If Marshall wants to draw a distinction here, I would suggest a more useful one than between non-gun people and gun people, is that between democrats and oligarchs, between those of us who believe in that liberty and justice for all thing and those who think the world would be a fine place if the everyone knew their place.   Yes, yes…free people own guns…but not because they own guns but because they are free.   And free people cast ballots too.   Ask some of the people busy waving their guns around since Sandy Hook if they believe in the right to vote.   Then ask them what they think of all the voter suppression that went on in the last election.

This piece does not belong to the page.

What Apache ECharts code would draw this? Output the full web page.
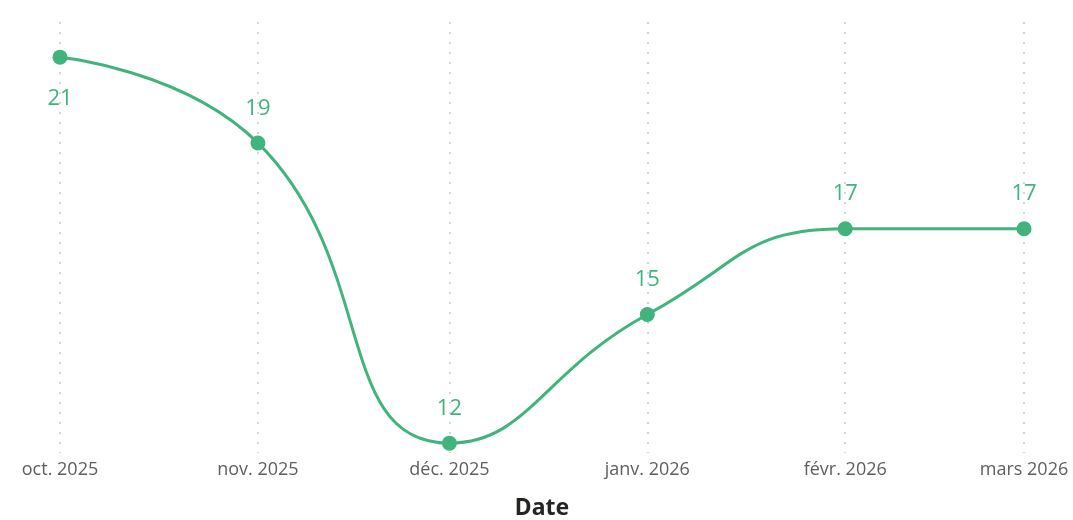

There’s your problem.   I saw it driving through Texas last month, on the way to California, in literally dozens and dozens of billboards advertising military style and SWAT firearms.   This business about “assault weapons” is mostly misdirected, but contains an element of common sense: the difference between a six or seven round clip and a hundred round clip is the difference between a weapon of self defense and an weapon of aggression.   In my opinion you can draw a line between them, on the basis that self defense is a right and aggression isn’t.   But there are those who do not accept that aggression is not a right.   Not all of those are criminals in the usual sense.

There’s the problem.   This argument isn’t about guns.   The violence racking our country isn’t about guns.   It’s about “Who is my neighbor?”   It’s about the culture war.   It’s about tribe.   Guns Don’t Matter.   Some nights I fear we are working ourselves up to another civil war.   What matters is that Americans can’t look into each other’s faces, and see a neighbor whose life is precious too. Guns Don’t Matter.